La maggiore difficoltà nel cercare di ricostruire la cifra dell’opera beniana, di quell’eccesso dell’arte e dell’umano che si proponeva d’inseguire, risiede forse nel fatto che tale eccesso non è mai stato teorizzato o sistematizzato quanto messo in atto. È qualcosa di estraneo all’episteme occidentale il rifiuto del grafocentrismo, ed è tuttavia un fatto acclarato che nessun manuale o biografia potrà mai restituire la chiave dell’opera di Carmelo Bene: ciò per il semplice motivo che tale opera aveva una dimensione squisitamente fenomenica.
La realizzazione dell’atto
L’atto della rappresentazione è l’essenza stessa della fugacità: non ne resta traccia una volta compiuto, ed è compiuto senza che ci sia a priori una traccia; il rifiuto di costruire un qualsivoglia sistema comporta il rifiuto della ripetizione, il rifiuto della progettazione e dell’azione.
L’atto è la realizzazione di uno svuotamento impossibile da teorizzare perché sfuggente e sfuggito a ogni dimensione concettuale, perfino dello stesso attore, che diviene macchina attoriale in quanto privato di volontà conscia e perso nella mera esecuzione.

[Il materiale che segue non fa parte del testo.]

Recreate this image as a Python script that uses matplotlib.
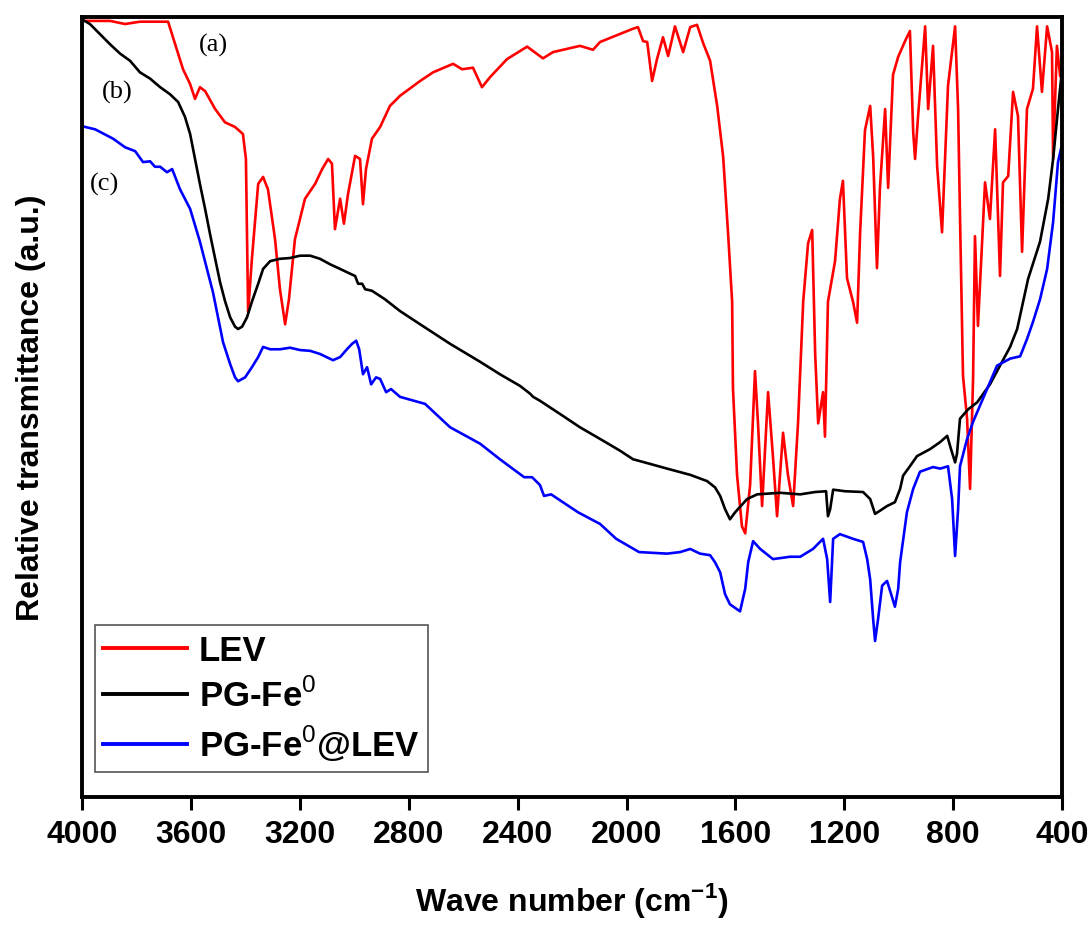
import matplotlib
matplotlib.use('Agg')
import matplotlib.pyplot as plt

plt.rcParams['font.family'] = ['Liberation Sans', 'DejaVu Sans']
plt.rcParams['mathtext.fontset'] = 'custom'
plt.rcParams['mathtext.rm'] = 'Liberation Sans'
plt.rcParams['mathtext.bf'] = 'Liberation Sans:bold'

# FTIR spectra: wave number (cm-1) and relative transmittance (arb. scale 0-100)
lev_wn = [4000, 3897, 3842, 3787, 3684, 3658, 3629, 3603, 3585, 3567, 3548, 3511, 3475,
          3438, 3409, 3398, 3390, 3376, 3353, 3335, 3317, 3291, 3273, 3254, 3240, 3218,
          3181, 3144, 3118, 3096, 3082, 3071, 3052, 3038, 3023, 2997, 2979, 2968, 2957,
          2935, 2905, 2869, 2832, 2758, 2711, 2637, 2604, 2564, 2531, 2501, 2439, 2365,
          2307, 2270, 2171, 2123, 2097, 1976, 1958, 1939, 1924, 1906, 1888, 1866, 1847,
          1822, 1792, 1766, 1741, 1719, 1693, 1667, 1645, 1627, 1612, 1609, 1594, 1576,
          1564, 1546, 1528, 1517, 1502, 1480, 1462, 1447, 1425, 1407, 1388, 1370, 1351,
          1333, 1318, 1307, 1296, 1278, 1271, 1260, 1234, 1216, 1205, 1190, 1168, 1153,
          1142, 1124, 1105, 1094, 1080, 1069, 1050, 1039, 1021, 1002, 977, 959, 947, 940,
          929, 903, 892, 874, 859, 841, 819, 793, 782, 775, 764, 749, 738, 727, 720, 709,
          683, 665, 646, 628, 617, 598, 580, 562, 547, 529, 507, 492, 474, 455, 437, 433,
          419, 407, 400]
lev_t = [99.5, 99.5, 99.1, 99.4, 99.4, 96.5, 93.3, 91.4, 89.5, 91.0, 90.5, 88.2, 86.5,
         85.9, 85.0, 81.8, 62.2, 69.0, 78.6, 79.5, 77.9, 71.5, 65.1, 60.6, 63.8, 71.5,
         76.7, 78.6, 80.5, 81.8, 81.2, 72.8, 76.7, 73.5, 77.3, 82.2, 81.8, 76.0, 80.5,
         84.4, 85.9, 88.6, 89.9, 91.8, 92.9, 94.0, 93.3, 93.5, 91.0, 92.3, 94.6, 96.2,
         94.7, 95.5, 96.3, 95.8, 96.8, 98.5, 98.7, 96.9, 96.8, 91.8, 94.6, 97.4, 95.0,
         98.8, 95.5, 98.7, 99.0, 96.7, 94.4, 88.6, 82.1, 72.3, 63.5, 52.4, 41.3, 34.7,
         33.8, 40.0, 54.6, 47.9, 37.3, 51.9, 43.6, 36.0, 46.7, 41.3, 37.3, 47.9, 63.5,
         71.0, 72.7, 56.8, 47.9, 51.9, 46.2, 63.5, 68.7, 76.7, 79.0, 66.5, 63.5, 60.8,
         72.3, 85.5, 88.6, 82.1, 67.8, 78.1, 88.2, 78.1, 92.6, 94.9, 96.9, 98.2, 85.3, 81.8,
         87.3, 98.8, 88.2, 96.3, 80.9, 72.4, 91.2, 98.8, 88.2, 74.5, 54.0, 48.5, 39.5, 53.6,
         71.9, 60.4, 78.8, 74.1, 85.6, 66.8, 78.8, 79.6, 90.4, 87.3, 69.9, 88.2, 90.8,
         98.8, 90.4, 98.8, 95.5, 81.8, 96.3, 92.4, 94.0]

pgfe_wn = [4000, 3971, 3934, 3897, 3860, 3824, 3787, 3750, 3713, 3677, 3647, 3622, 3603,
           3585, 3567, 3548, 3530, 3511, 3493, 3475, 3456, 3438, 3427, 3412, 3394, 3376,
           3353, 3335, 3309, 3273, 3236, 3199, 3162, 3126, 3089, 3052, 3016, 2997, 2986,
           2971, 2960, 2935, 2913, 2887, 2832, 2758, 2648, 2538, 2465, 2391, 2354, 2343,
           2318, 2244, 2171, 2097, 2024, 1976, 1913, 1851, 1766, 1704, 1675, 1656, 1638,
           1620, 1601, 1583, 1557, 1520, 1436, 1362, 1307, 1267, 1260, 1252, 1241, 1197,
           1131, 1105, 1087, 1069, 1043, 1014, 995, 984, 959, 933, 885, 848, 822, 808, 793,
           786, 775, 745, 712, 665, 628, 591, 565, 525, 481, 451, 433, 415, 400]
pgfe_t = [99.7, 99.1, 97.8, 96.5, 95.3, 94.4, 92.9, 92.1, 91.0, 90.1, 89.1, 87.2, 85.0,
          81.8, 78.6, 75.4, 72.2, 69.0, 66.0, 63.6, 61.5, 60.3, 60.0, 60.3, 61.5, 63.5,
          65.8, 67.7, 68.7, 69.0, 69.1, 69.4, 69.4, 69.0, 68.3, 67.7, 67.1, 66.8, 65.8,
          65.8, 65.1, 64.9, 64.4, 63.8, 62.3, 60.6, 58.1, 55.8, 54.2, 52.7, 51.7, 51.3,
          50.8, 49.1, 47.4, 45.9, 44.4, 43.3, 42.7, 42.1, 41.3, 40.5, 39.7, 38.6, 36.9,
          35.6, 36.5, 37.2, 38.2, 38.8, 39.0, 38.8, 39.1, 39.2, 36.0, 36.9, 39.4, 39.2,
          39.1, 38.2, 36.3, 36.7, 37.3, 37.8, 39.5, 41.2, 42.4, 43.7, 44.6, 45.5, 46.3,
          44.6, 42.9, 44.0, 48.5, 49.7, 50.6, 52.9, 55.3, 57.7, 60.0, 66.4, 71.2, 76.7,
          81.8, 88.2, 93.3]

pgfe_lev_wn = [4000, 3952, 3886, 3842, 3805, 3776, 3750, 3732, 3713, 3688, 3669, 3640,
               3603, 3567, 3519, 3482, 3456, 3438, 3427, 3401, 3376, 3353, 3335, 3309,
               3273, 3236, 3199, 3162, 3126, 3078, 3052, 3027, 3008, 2993, 2982, 2968,
               2953, 2938, 2920, 2905, 2883, 2865, 2832, 2740, 2648, 2538, 2465, 2376,
               2347, 2318, 2303, 2277, 2178, 2097, 2038, 1954, 1851, 1803, 1766, 1730,
               1693, 1675, 1656, 1638, 1620, 1583, 1564, 1553, 1535, 1509, 1462, 1399,
               1362, 1315, 1278, 1263, 1252, 1241, 1216, 1168, 1131, 1116, 1105, 1094,
               1087, 1076, 1061, 1043, 1028, 1014, 1002, 995, 970, 947, 922, 874, 848, 819,
               804, 793, 782, 775, 749, 727, 683, 639, 591, 554, 529, 507, 481, 455, 433,
               415, 404]
pgfe_lev_t = [86.0, 85.6, 84.4, 83.3, 82.8, 81.4, 81.5, 80.8, 80.8, 80.1, 80.5, 77.9,
              75.4, 71.2, 64.7, 58.3, 55.5, 53.8, 53.3, 53.8, 55.1, 56.4, 57.7, 57.4,
              57.4, 57.6, 57.3, 57.2, 56.8, 56.0, 56.4, 57.4, 58.1, 58.5, 57.4, 54.2,
              55.1, 52.9, 53.8, 53.6, 51.9, 52.3, 51.3, 50.4, 47.4, 45.3, 43.3, 41.0,
              41.0, 40.0, 38.6, 38.8, 36.5, 35.0, 33.1, 31.4, 31.2, 31.4, 31.8, 31.2,
              31.0, 30.1, 28.8, 26.0, 24.7, 23.8, 26.7, 30.1, 32.8, 31.8, 30.5, 30.8,
              30.8, 31.8, 33.1, 30.5, 25.0, 33.1, 33.7, 33.1, 32.7, 30.5, 27.9, 22.8,
              20.0, 22.8, 27.1, 27.7, 26.0, 24.4, 26.7, 30.1, 36.5, 39.5, 41.7, 42.3, 42.1,
              42.4, 38.2, 30.9, 36.9, 42.4, 45.9, 48.1, 51.7, 55.3, 56.2, 56.5, 58.7, 60.9,
              63.8, 67.7, 73.7, 81.4, 83.1]

series_names = ['LEV', 'PG-Fe$^{0}$', 'PG-Fe$^{0}$@LEV']
series_colors = ['#ff0000', '#000000', '#0000ff']
curve_tags = ['(a)', '(b)', '(c)']
tag_wn = [3519, 3871, 3916]
tag_t = [96.5, 90.5, 78.6]

fig = plt.figure(figsize=(10.91, 9.28), dpi=100)
ax = fig.add_axes([0.0752, 0.1401, 0.8983, 0.8405])

for wn, t, name, col in zip([lev_wn, pgfe_wn, pgfe_lev_wn],
                            [lev_t, pgfe_t, pgfe_lev_t],
                            series_names, series_colors):
    ax.plot(wn, t, color=col, lw=1.9, label=name)

for tag, x, y in zip(curve_tags, tag_wn, tag_t):
    ax.text(x, y, tag, fontsize=19, family='Liberation Serif', ha='center', va='center')

ax.set_xlim(4000, 400)
ax.set_ylim(0, 100)
ax.set_xticks([4000, 3600, 3200, 2800, 2400, 2000, 1600, 1200, 800, 400])
ax.set_yticks([])
ax.tick_params(axis='x', direction='out', length=9, width=2.2, pad=7,
               labelsize=23)
for lab in ax.get_xticklabels():
    lab.set_fontweight('bold')
for sp in ax.spines.values():
    sp.set_linewidth(2.8)

ax.set_xlabel(r'Wave number (cm$^{\mathbf{-1}}$)', fontsize=23, fontweight='bold', labelpad=22)
ax.set_ylabel('Relative transmittance (a.u.)', fontsize=23, fontweight='bold', labelpad=26)

leg = ax.legend(loc='lower left', bbox_to_anchor=(0.013, 0.032), borderaxespad=0,
                prop={'size': 25, 'weight': 'bold'}, handlelength=2.4,
                labelspacing=0.3, fancybox=False, edgecolor='#555555',
                framealpha=1, borderpad=0.25, handletextpad=0.35)
leg.get_frame().set_linewidth(1.2)
for line in leg.get_lines():
    line.set_linewidth(2.8)

fig.savefig('out.png', dpi=100)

Oblio del concetto e oblio di sé, realizzare e realizzarsi sul palcoscenico in maniere sempre nuove, sciolte da ogni vincolo.
La ricerca del vuoto
Ogni modalità è modalità di stato, ripetiamo citando, aggiungendo che stato in questo caso è anche participio passato. L’atto supera l’uomo e ciò che è stato. Questo rifiuto del concetto per l’azione è estraneo, dicevamo, all’episteme occidentale: è infatti qualcosa che si lega alle codificazioni corporali delle posizioni della meditazione. È qualcosa che risale alle origini della filosofia orientale, è alla base dell’induismo e dal taoismo: la ricerca del vuoto.
Vuoto che poi è diventato noluntas, rielaborato in epoca più o meno recente da Schopenhauer e Cioran, la cui ricerca ha una forte influenza sull’attività beniana. Oltre alla citatissima agape schopenhaueriana, distacco in presentia – sorta di edulcorazione intellettuale dell’ascetismo induista – dalla volontà e da ogni interazione col mondano, riappare spesso in Carmelo Bene lo sprezzo da apolide metafisico, talvolta anche citato apertamente.
Sprezzo verso la dimensione concettuale filosofica, che in Cioran si esplicitava in quella poeticità formale che ne ha fatto la fortuna, e in Bene in una traduzione in prassi costantemente in-creativa, decostruente e decostruita, quasi a suggerire una naturale prosecuzione di quella fuga dalla vita che era per il giovane Cioran non la filosofia ma l’atto stesso dello scrivere, la sola alternativa a spararsi un colpo in testa, come avrebbe raccontato.
L’atto beniano
In questo senso la grandezza di Carmelo Bene risiederebbe nell’aver costruito una dimensione espressiva che rifugge dalla creazione, non si concede alla posterità ed esautora sé stessa mentre si compie. L’atto beniano, quella prassi atta a sfuggire alla volontà, a rincorrere il mancato, è un’introduzione di novità nell’istituto stesso della ripetizione, il teatro. Si agisce senza pensare e dunque senza sapere: ciò che si cerca è una trascendenza tramite l’agire: non possiamo fare a meno di pensare all’influsso orientale, che ha nella codificazione del movimento, tanto nelle pratiche yogiche quanto nel teatro, un’insistente ricorrenza.
C’è tuttavia una differenza fondamentale. L’atto beniano non è un mezzo per uno scopo, quanto se mai un mezzo senza scopo, o meglio, un mezzo per non avere più scopi. Liquidato il linguaggio con Lacan e Derrida, non rimane alcun messaggio da comunicare, e dunque bisogna comunicare l’incomunicabile, l’inesprimibile vuoto, l’assenza di sé: un’assenza di provenienza asiatica che in occidente ha avuto perlopiù solo rielaborazioni intellettuali.
Carmelo Bene ne ha compreso l’abissale fascino, e ha cercato di esperirla e restituirla. Non tramite il morto scritto, ma tramite l’atto: il solo mezzo possibile. Il motivo della sua grandezza e la principale causa di fraintendimento della stessa.